*** Recorded data ***

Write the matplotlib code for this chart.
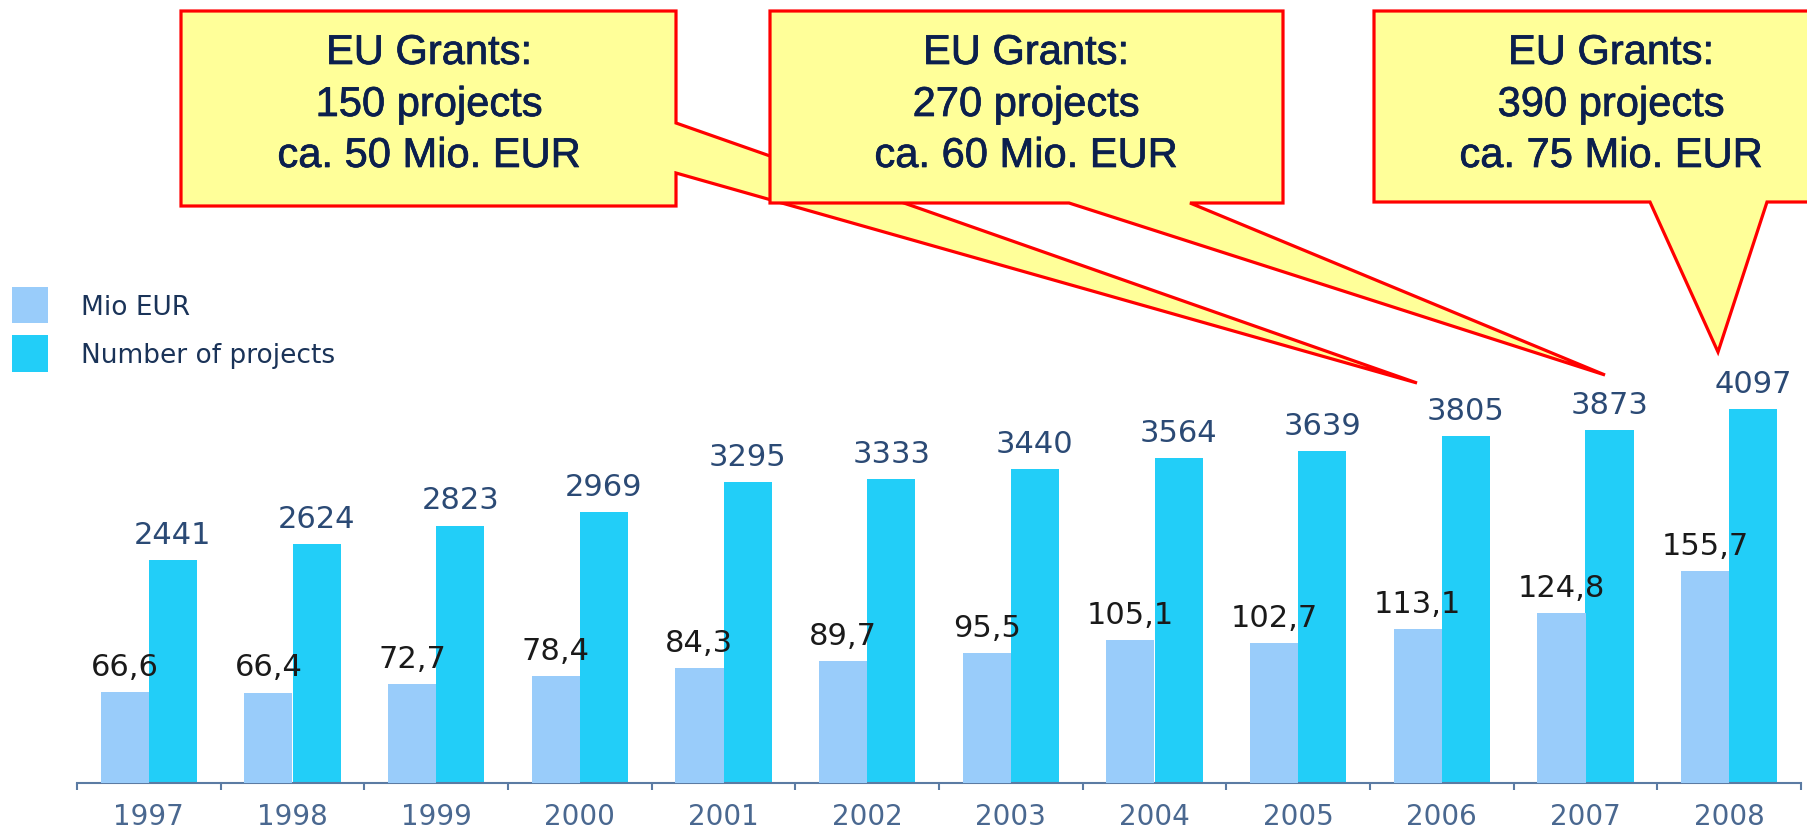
import matplotlib.pyplot as plt
import matplotlib.patheffects as pe
from matplotlib.patches import Polygon
from matplotlib.transforms import Affine2D
import numpy as np

years = ["1997", "1998", "1999", "2000", "2001", "2002",
         "2003", "2004", "2005", "2006", "2007", "2008"]
mio_eur = [66.6, 66.4, 72.7, 78.4, 84.3, 89.7, 95.5, 105.1, 102.7, 113.1, 124.8, 155.7]
projects = [2441, 2624, 2823, 2969, 3295, 3333, 3440, 3564, 3639, 3805, 3873, 4097]

callout_lines = [
    ["EU Grants:", "150 projects", "ca. 50 Mio. EUR"],
    ["EU Grants:", "270 projects", "ca. 60 Mio. EUR"],
    ["EU Grants:", "390 projects", "ca. 75 Mio. EUR"],
]

W, H = 1807, 829
fig = plt.figure(figsize=(W / 100, H / 100), dpi=100)
plt.rcParams['font.family'] = ['DejaVu Sans']

# axes in pixel terms: x 77..1801, y 300..784 (top-down)
ax = fig.add_axes([77 / W, 45 / H, 1724 / W, 484 / H])
ax2 = ax.twinx()

x = np.arange(len(years))
bw = 0.335
b_mio = ax2.bar(x - bw / 2, mio_eur, bw, color='#99CCFA', label='Mio EUR')
b_proj = ax.bar(x + bw / 2, projects, bw, color='#22CEF8', label='Number of projects')

ax.set_ylim(0, 5307)
ax2.set_ylim(0, 355.4)
ax.set_xlim(-0.5, 11.5)

ax.bar_label(b_proj, labels=[str(v) for v in projects], padding=8,
             fontsize=22, color='#2b4a75')
ax2.bar_label(b_mio, labels=[f"{v:.1f}".replace('.', ',') for v in mio_eur],
              padding=8, fontsize=22, color='#1a1a1a')

for a in (ax, ax2):
    for s in ['top', 'left', 'right']:
        a.spines[s].set_visible(False)
    a.set_yticks([])
ax2.spines['bottom'].set_visible(False)
ax.spines['bottom'].set_color('#5b7ba3')
ax.spines['bottom'].set_linewidth(1.5)

ax.set_xticks(x)
ax.set_xticklabels(years)
ax.set_xticks(np.arange(-0.5, 12, 1), minor=True)
ax.tick_params(axis='x', which='major', length=0, pad=14, labelsize=20,
               labelcolor='#4a6890')
ax.tick_params(axis='x', which='minor', length=5, width=1.5, color='#5b7ba3')

fig.legend(handles=[b_mio, b_proj], labels=['Mio EUR', 'Number of projects'],
           loc='upper left', bbox_to_anchor=(12 / W, 1 - 288 / H),
           frameon=False, fontsize=19, handlelength=1.35, handleheight=1.75,
           handletextpad=1.25, labelspacing=0.45, borderpad=0, borderaxespad=0,
           labelcolor='#1a3358')

# callouts, drawn in pixel coordinates (y down)
px = Affine2D().scale(1 / W, -1 / H).translate(0, 1) + fig.transFigure
shapes = [
    [(181, 12), (676, 12), (676, 124), (1417, 384), (676, 174), (676, 207), (181, 207)],
    [(770, 12), (1283, 12), (1283, 204), (1190, 204), (1605, 376), (1069, 204), (770, 204)],
    [(1374, 12), (1830, 12), (1830, 203), (1767, 203), (1718, 353), (1650, 203), (1374, 203)],
]
centers = [429, 1026, 1611]
baselines = [65, 117, 168]
for shape, cx, lines in zip(shapes, centers, callout_lines):
    fig.add_artist(Polygon(shape, closed=True, transform=px, facecolor='#FFFF99',
                           edgecolor='#FF0000', linewidth=2.3, joinstyle='miter'))
    for line, by in zip(lines, baselines):
        fig.text(cx, by, line, transform=px, ha='center', va='baseline',
                 fontsize=30, family='Liberation Sans', color='#0b1f4d', zorder=5,
                 path_effects=[pe.withStroke(linewidth=0.5, foreground='#0b1f4d')])

fig.savefig('out.png', dpi=100)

***

Copy all the lines of data exactly as they appear, dropping any images.

Write the matplotlib code for this chart.
import matplotlib.pyplot as plt
import matplotlib.patheffects as pe
from matplotlib.patches import Polygon
from matplotlib.transforms import Affine2D
import numpy as np

years = ["1997", "1998", "1999", "2000", "2001", "2002",
         "2003", "2004", "2005", "2006", "2007", "2008"]
mio_eur = [66.6, 66.4, 72.7, 78.4, 84.3, 89.7, 95.5, 105.1, 102.7, 113.1, 124.8, 155.7]
projects = [2441, 2624, 2823, 2969, 3295, 3333, 3440, 3564, 3639, 3805, 3873, 4097]

callout_lines = [
    ["EU Grants:", "150 projects", "ca. 50 Mio. EUR"],
    ["EU Grants:", "270 projects", "ca. 60 Mio. EUR"],
    ["EU Grants:", "390 projects", "ca. 75 Mio. EUR"],
]

W, H = 1807, 829
fig = plt.figure(figsize=(W / 100, H / 100), dpi=100)
plt.rcParams['font.family'] = ['DejaVu Sans']

# axes in pixel terms: x 77..1801, y 300..784 (top-down)
ax = fig.add_axes([77 / W, 45 / H, 1724 / W, 484 / H])
ax2 = ax.twinx()

x = np.arange(len(years))
bw = 0.335
b_mio = ax2.bar(x - bw / 2, mio_eur, bw, color='#99CCFA', label='Mio EUR')
b_proj = ax.bar(x + bw / 2, projects, bw, color='#22CEF8', label='Number of projects')

ax.set_ylim(0, 5307)
ax2.set_ylim(0, 355.4)
ax.set_xlim(-0.5, 11.5)

ax.bar_label(b_proj, labels=[str(v) for v in projects], padding=8,
             fontsize=22, color='#2b4a75')
ax2.bar_label(b_mio, labels=[f"{v:.1f}".replace('.', ',') for v in mio_eur],
              padding=8, fontsize=22, color='#1a1a1a')

for a in (ax, ax2):
    for s in ['top', 'left', 'right']:
        a.spines[s].set_visible(False)
    a.set_yticks([])
ax2.spines['bottom'].set_visible(False)
ax.spines['bottom'].set_color('#5b7ba3')
ax.spines['bottom'].set_linewidth(1.5)

ax.set_xticks(x)
ax.set_xticklabels(years)
ax.set_xticks(np.arange(-0.5, 12, 1), minor=True)
ax.tick_params(axis='x', which='major', length=0, pad=14, labelsize=20,
               labelcolor='#4a6890')
ax.tick_params(axis='x', which='minor', length=5, width=1.5, color='#5b7ba3')

fig.legend(handles=[b_mio, b_proj], labels=['Mio EUR', 'Number of projects'],
           loc='upper left', bbox_to_anchor=(12 / W, 1 - 288 / H),
           frameon=False, fontsize=19, handlelength=1.35, handleheight=1.75,
           handletextpad=1.25, labelspacing=0.45, borderpad=0, borderaxespad=0,
           labelcolor='#1a3358')

# callouts, drawn in pixel coordinates (y down)
px = Affine2D().scale(1 / W, -1 / H).translate(0, 1) + fig.transFigure
shapes = [
    [(181, 12), (676, 12), (676, 124), (1417, 384), (676, 174), (676, 207), (181, 207)],
    [(770, 12), (1283, 12), (1283, 204), (1190, 204), (1605, 376), (1069, 204), (770, 204)],
    [(1374, 12), (1830, 12), (1830, 203), (1767, 203), (1718, 353), (1650, 203), (1374, 203)],
]
centers = [429, 1026, 1611]
baselines = [65, 117, 168]
for shape, cx, lines in zip(shapes, centers, callout_lines):
    fig.add_artist(Polygon(shape, closed=True, transform=px, facecolor='#FFFF99',
                           edgecolor='#FF0000', linewidth=2.3, joinstyle='miter'))
    for line, by in zip(lines, baselines):
        fig.text(cx, by, line, transform=px, ha='center', va='baseline',
                 fontsize=30, family='Liberation Sans', color='#0b1f4d', zorder=5,
                 path_effects=[pe.withStroke(linewidth=0.5, foreground='#0b1f4d')])

fig.savefig('out.png', dpi=100)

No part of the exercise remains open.